=== GIVEN INSTRUCTION ===
Identify all lines of the data containing the string "this" and copy them.

=== SOURCE RECORDS ===
Begin

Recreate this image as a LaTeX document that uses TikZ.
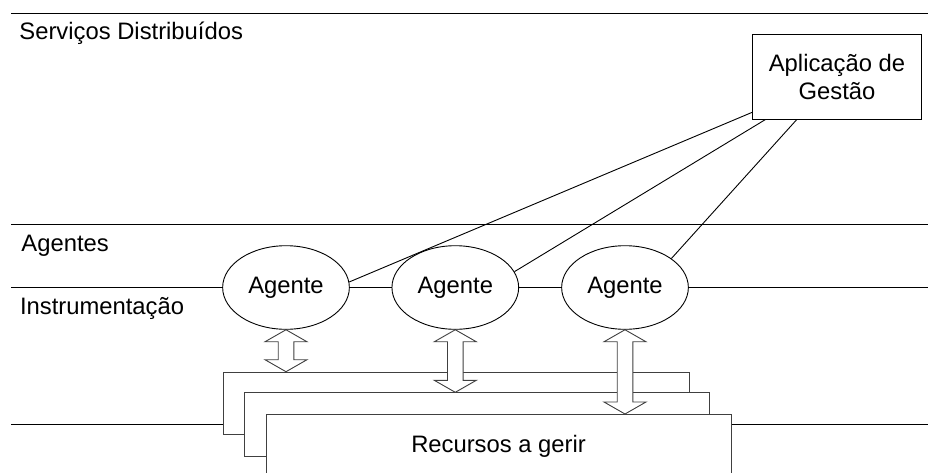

End
Begin

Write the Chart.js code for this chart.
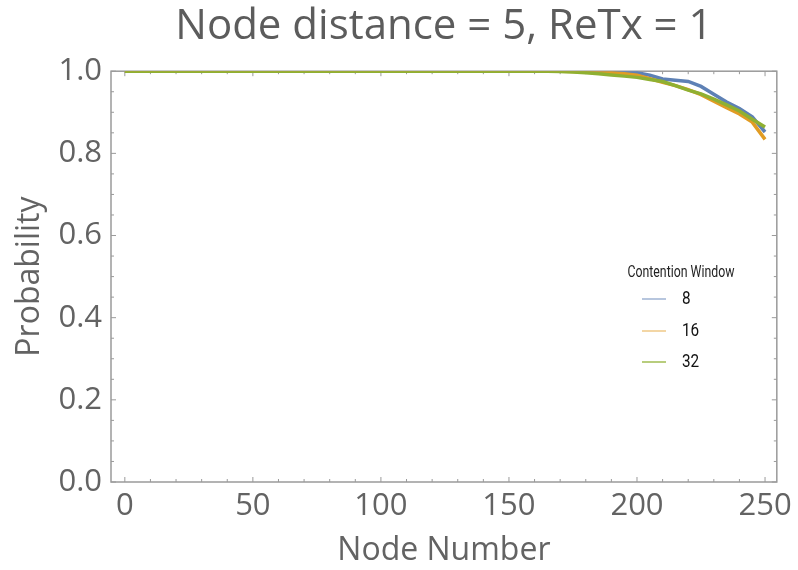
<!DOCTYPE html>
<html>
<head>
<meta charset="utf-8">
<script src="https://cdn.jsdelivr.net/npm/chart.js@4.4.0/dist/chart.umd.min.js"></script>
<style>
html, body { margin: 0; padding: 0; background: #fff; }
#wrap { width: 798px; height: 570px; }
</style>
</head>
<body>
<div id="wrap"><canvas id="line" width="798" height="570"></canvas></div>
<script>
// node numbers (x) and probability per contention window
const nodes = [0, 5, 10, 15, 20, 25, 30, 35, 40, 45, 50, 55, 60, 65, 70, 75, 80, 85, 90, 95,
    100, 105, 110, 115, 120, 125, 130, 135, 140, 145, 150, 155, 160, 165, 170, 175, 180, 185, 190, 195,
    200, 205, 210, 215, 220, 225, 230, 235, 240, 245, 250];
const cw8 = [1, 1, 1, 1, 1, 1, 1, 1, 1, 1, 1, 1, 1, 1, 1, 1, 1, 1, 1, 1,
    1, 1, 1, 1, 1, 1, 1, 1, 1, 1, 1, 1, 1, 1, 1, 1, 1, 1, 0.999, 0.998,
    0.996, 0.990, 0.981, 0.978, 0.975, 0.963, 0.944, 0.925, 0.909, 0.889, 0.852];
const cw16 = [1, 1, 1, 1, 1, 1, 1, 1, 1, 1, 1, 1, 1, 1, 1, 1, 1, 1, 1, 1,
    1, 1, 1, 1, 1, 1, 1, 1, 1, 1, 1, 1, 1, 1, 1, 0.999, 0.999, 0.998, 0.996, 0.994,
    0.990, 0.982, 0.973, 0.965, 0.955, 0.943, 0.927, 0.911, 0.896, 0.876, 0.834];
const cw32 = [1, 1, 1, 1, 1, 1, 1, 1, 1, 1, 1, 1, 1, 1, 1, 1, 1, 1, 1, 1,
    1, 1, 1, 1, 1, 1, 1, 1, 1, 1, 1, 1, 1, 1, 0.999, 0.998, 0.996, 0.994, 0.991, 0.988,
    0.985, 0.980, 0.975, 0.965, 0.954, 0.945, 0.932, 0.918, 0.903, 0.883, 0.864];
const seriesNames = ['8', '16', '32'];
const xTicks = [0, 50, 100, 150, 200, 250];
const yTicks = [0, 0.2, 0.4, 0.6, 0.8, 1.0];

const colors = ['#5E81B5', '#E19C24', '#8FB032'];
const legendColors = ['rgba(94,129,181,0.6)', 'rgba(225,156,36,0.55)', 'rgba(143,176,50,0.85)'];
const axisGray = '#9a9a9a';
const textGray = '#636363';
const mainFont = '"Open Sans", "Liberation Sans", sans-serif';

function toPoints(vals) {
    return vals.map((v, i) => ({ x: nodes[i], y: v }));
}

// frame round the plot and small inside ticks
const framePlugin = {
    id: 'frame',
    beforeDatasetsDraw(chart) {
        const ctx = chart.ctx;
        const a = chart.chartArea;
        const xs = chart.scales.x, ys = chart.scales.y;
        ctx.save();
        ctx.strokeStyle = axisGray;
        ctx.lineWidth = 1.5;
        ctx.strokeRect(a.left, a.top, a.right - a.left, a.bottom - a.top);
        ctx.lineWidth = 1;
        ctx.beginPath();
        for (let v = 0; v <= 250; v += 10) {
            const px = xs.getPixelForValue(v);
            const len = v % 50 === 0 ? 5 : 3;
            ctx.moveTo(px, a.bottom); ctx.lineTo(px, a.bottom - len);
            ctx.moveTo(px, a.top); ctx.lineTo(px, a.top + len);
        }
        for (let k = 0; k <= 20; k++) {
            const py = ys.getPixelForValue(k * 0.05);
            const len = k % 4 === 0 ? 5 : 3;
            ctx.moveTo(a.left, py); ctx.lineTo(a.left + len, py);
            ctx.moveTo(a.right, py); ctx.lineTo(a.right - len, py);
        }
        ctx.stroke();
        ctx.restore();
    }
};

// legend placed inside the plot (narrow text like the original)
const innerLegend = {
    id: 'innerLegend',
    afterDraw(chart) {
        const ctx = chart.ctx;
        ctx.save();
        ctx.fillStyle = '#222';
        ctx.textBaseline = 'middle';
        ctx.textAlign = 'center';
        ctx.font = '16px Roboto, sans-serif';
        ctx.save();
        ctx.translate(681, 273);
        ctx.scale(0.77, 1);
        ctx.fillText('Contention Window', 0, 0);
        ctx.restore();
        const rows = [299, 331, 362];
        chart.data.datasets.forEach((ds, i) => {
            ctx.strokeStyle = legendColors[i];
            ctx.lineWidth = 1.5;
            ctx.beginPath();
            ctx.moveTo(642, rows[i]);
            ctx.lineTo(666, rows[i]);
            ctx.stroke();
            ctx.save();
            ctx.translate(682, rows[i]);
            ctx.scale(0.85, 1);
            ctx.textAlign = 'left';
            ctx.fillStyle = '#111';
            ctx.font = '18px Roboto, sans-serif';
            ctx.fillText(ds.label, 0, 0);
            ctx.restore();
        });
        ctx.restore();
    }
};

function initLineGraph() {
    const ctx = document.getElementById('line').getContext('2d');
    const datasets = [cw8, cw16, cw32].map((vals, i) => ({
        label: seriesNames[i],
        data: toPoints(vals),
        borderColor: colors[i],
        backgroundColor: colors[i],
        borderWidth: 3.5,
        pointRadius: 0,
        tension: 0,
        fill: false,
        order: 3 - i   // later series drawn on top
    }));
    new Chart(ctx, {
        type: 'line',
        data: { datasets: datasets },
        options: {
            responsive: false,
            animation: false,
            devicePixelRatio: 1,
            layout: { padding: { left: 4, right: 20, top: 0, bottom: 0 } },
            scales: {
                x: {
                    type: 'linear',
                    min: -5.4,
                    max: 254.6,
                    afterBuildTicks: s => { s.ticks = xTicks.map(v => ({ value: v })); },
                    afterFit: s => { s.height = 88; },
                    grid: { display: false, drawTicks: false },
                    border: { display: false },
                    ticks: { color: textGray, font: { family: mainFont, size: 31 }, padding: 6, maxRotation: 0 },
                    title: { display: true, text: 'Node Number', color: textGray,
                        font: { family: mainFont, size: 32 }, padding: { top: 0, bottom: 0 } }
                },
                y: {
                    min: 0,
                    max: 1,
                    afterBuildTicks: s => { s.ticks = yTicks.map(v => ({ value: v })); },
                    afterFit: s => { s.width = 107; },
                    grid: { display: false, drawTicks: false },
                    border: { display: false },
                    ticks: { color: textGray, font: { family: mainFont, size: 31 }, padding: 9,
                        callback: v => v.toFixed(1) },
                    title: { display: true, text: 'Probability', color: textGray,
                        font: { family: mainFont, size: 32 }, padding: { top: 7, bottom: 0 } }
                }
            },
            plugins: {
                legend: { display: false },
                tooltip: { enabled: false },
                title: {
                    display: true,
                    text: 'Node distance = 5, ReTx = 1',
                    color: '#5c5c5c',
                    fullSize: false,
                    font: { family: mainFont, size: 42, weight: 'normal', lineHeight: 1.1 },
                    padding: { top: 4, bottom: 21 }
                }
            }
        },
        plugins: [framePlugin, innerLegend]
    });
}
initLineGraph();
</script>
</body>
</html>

End

=== EXERCISE ANSWER ===
Recreate this image as a LaTeX document that uses TikZ.
Write the Chart.js code for this chart.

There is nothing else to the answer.